The snow in NJ/NY was pretty bad this weekend, so I just stayed inside and built this thing up. The 7800 wheels are on the flexy side so I went with the tried and true K's. Fortunately I had some Stella/Deda/XTR parts lying around (otherwise would have gone FSA) and kept the spending within budget. Still need to trim the cables add caps, add bottles, etc. Haven't had a chance to test ride yet, may need to get a higher rise stem...

Enjoy.


----------



## Notgoodbutslow (Jan 10, 2005)

Finally learned the art of the digital camera. Here's a pic of my pink pig. It's still a project bike right now. The wheels are Alex (my winter comfort wheels) with the DA 7800 group. The frame starts conversations on just about every ride. It's an absolute rarity in my area. 1300 miles on it so far. Great ride.


----------



## elviento (Mar 24, 2002)

*Very nice...*

What are those bottle cages?


----------



## Notgoodbutslow (Jan 10, 2005)

elviento said:


> What are those bottle cages?


Thanks. They're weyless carbon cages. They seem to work pretty well.


----------



## Savedsol (Sep 23, 2004)

Always loved the T Mobile flame jersey. Just not confident enough in my manlyhood to wear it.








BTW, I have the Token cages (probably exactly the same). Work great, weigh squat.

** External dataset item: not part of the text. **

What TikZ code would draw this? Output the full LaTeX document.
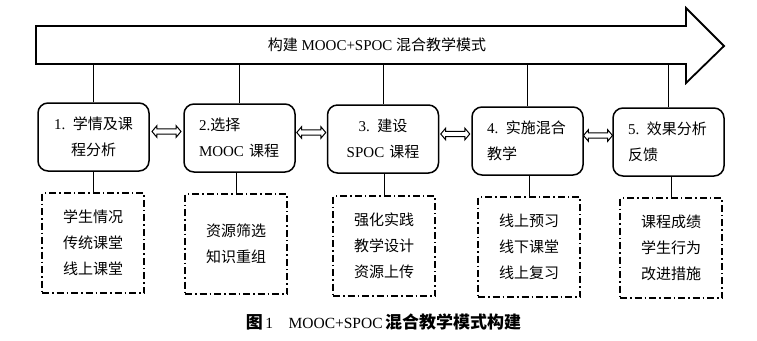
\documentclass[tikz,border=0pt]{standalone}
\usepackage{fontspec}
\setmainfont{Liberation Serif}
\newfontfamily\cjk{Noto Sans CJK SC}
\usetikzlibrary{shapes.arrows}
\newcommand{\zh}[1]{{\cjk #1}}
\newcommand{\zhcap}[1]{{\cjk\bfseries\fontsize{17pt}{18pt}\selectfont #1}}

\begin{document}
\begin{tikzpicture}[x=1pt, y=-1pt,
  every node/.style={font=\fontsize{15pt}{26pt}\selectfont},
  stagebox/.style={draw, rounded corners=10pt, line width=1.5pt,
    minimum width=111pt, minimum height=68pt, inner sep=0pt, text width=81pt},
  notebox/.style={draw, line width=1.5pt, dash pattern=on 7pt off 3pt on 1.5pt off 3pt,
    minimum width=102pt, minimum height=100pt, align=center},
  linkarrow/.style={double arrow, draw, line width=1pt, inner sep=0pt, inner ysep=2.2pt,
    double arrow head extend=3pt, minimum height=29pt, double arrow tip angle=100},
  stem/.style={line width=0.8pt}]
\useasboundingbox (0,0) rectangle (757,340);

% banner arrow
\draw[line width=1.8pt, line join=miter]
  (36,26) -- (686,26) -- (686,8) -- (724,46) -- (686,83) -- (686,64) -- (36,64) -- cycle;
\node (title) at (377,45) {\zh{构建} MOOC+SPOC \zh{混合教学模式}};
\coordinate (shaft) at (36,64);

% stages
\node[stagebox, align=center] (b1) at (93.5,137) {1. \zh{学情及课}\\\zh{程分析}};
\node[stagebox, align=left]   (b2) at (239.5,138) {2.\zh{选择}\\MOOC \zh{课程}};
\node[stagebox, align=center] (b3) at (383,139) {3. \zh{建设}\\SPOC \zh{课程}};
\node[stagebox, align=left]   (b4) at (527.5,141) {4. \zh{实施混合}\\\zh{教学}};
\node[stagebox, align=left]   (b5) at (668.5,142) {5. \zh{效果分析}\\\zh{反馈}};

% details
\node[notebox] (n1) at (93,243) {\zh{学生情况}\\\zh{传统课堂}\\\zh{线上课堂}};
\node[notebox] (n2) at (236,244) {\zh{资源筛选}\\\zh{知识重组}};
\node[notebox] (n3) at (384,246) {\zh{强化实践}\\\zh{教学设计}\\\zh{资源上传}};
\node[notebox] (n4) at (529,247) {\zh{线上预习}\\\zh{线下课堂}\\\zh{线上复习}};
\node[notebox] (n5) at (671,248) {\zh{课程成绩}\\\zh{学生行为}\\\zh{改进措施}};

\foreach \i in {1,...,5} {
  \draw[stem] (b\i.north) -- (b\i.north |- shaft);
  \draw[stem] (n\i.north) -- (n\i.north |- b\i.south);
}
\foreach \i/\j in {1/2,2/3,3/4,4/5}
  \path ([yshift=6pt]b\i.east) -- ([yshift=6pt]b\j.west) node[linkarrow, midway] (link\i) {};

\node[font=\fontsize{15.5pt}{16pt}\selectfont] (caption) at (383.5,322)
  {\zhcap{图}\,1\quad MOOC+SPOC\,\zhcap{混合教学模式构建}};
\end{tikzpicture}
\end{document}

Want really light cages though? 5g https://www.m2racer.com/products.php?entry=products&id=18


----------



## SirBenno (Feb 2, 2005)

*Flames*

Isnt the T-Mobile pink flame graphics the theme for the womens giant team? ever take a look at the womens T-Mobile bike it has the exact pink flame graphics on the frame. Looks cooler than the guys though.


----------



## elviento (Mar 24, 2002)

*Girls are always cooler.*

LOL 123



SirBenno said:


> Isnt the T-Mobile pink flame graphics the theme for the womens giant team? ever take a look at the womens T-Mobile bike it has the exact pink flame graphics on the frame. Looks cooler than the guys though.


----------



## SpeedDreamin (Mar 15, 2004)

The women's frame is now available. I ordered one today. I'll post pics when I get it built up. Yes, it is much more awesome than the men's frame. For the record, Giant refers to the frame with flames as the "T-mobile USA team frame" and the other one as the "T-mobile International team frame."


----------



## BOppy (May 9, 2002)

*No spacers...*

Looks like no (or one) spacer(s) under the stem. Did you cut the steerer tube down before building this beauty up, or did it come that way? What is the measured drop, seat to bars?

Great looking bike, btw. Those Ks are a nice choice - wish I had them on my TCR2. The Shimano 540 set I've got get too "flexy" during sprints...

Have fun on that first test ride!



elviento said:


> The snow in NJ/NY was pretty bad this weekend, so I just stayed inside and built this thing up. The 7800 wheels are on the flexy side so I went with the tried and true K's. Fortunately I had some Stella/Deda/XTR parts lying around (otherwise would have gone FSA) and kept the spending within budget. Still need to trim the cables add caps, add bottles, etc. Haven't had a chance to test ride yet, may need to get a higher rise stem...
> 
> Enjoy.


----------



## Chase15.5 (Feb 17, 2005)

Notgoodbutslow said:


> Thanks. They're weyless carbon cages. They seem to work pretty well.



Any idea what they weigh? I have some USE carbon cages, but I like the look of yours. I had some RavX carbon cages, but I broke it just putting the bottle cages in.


----------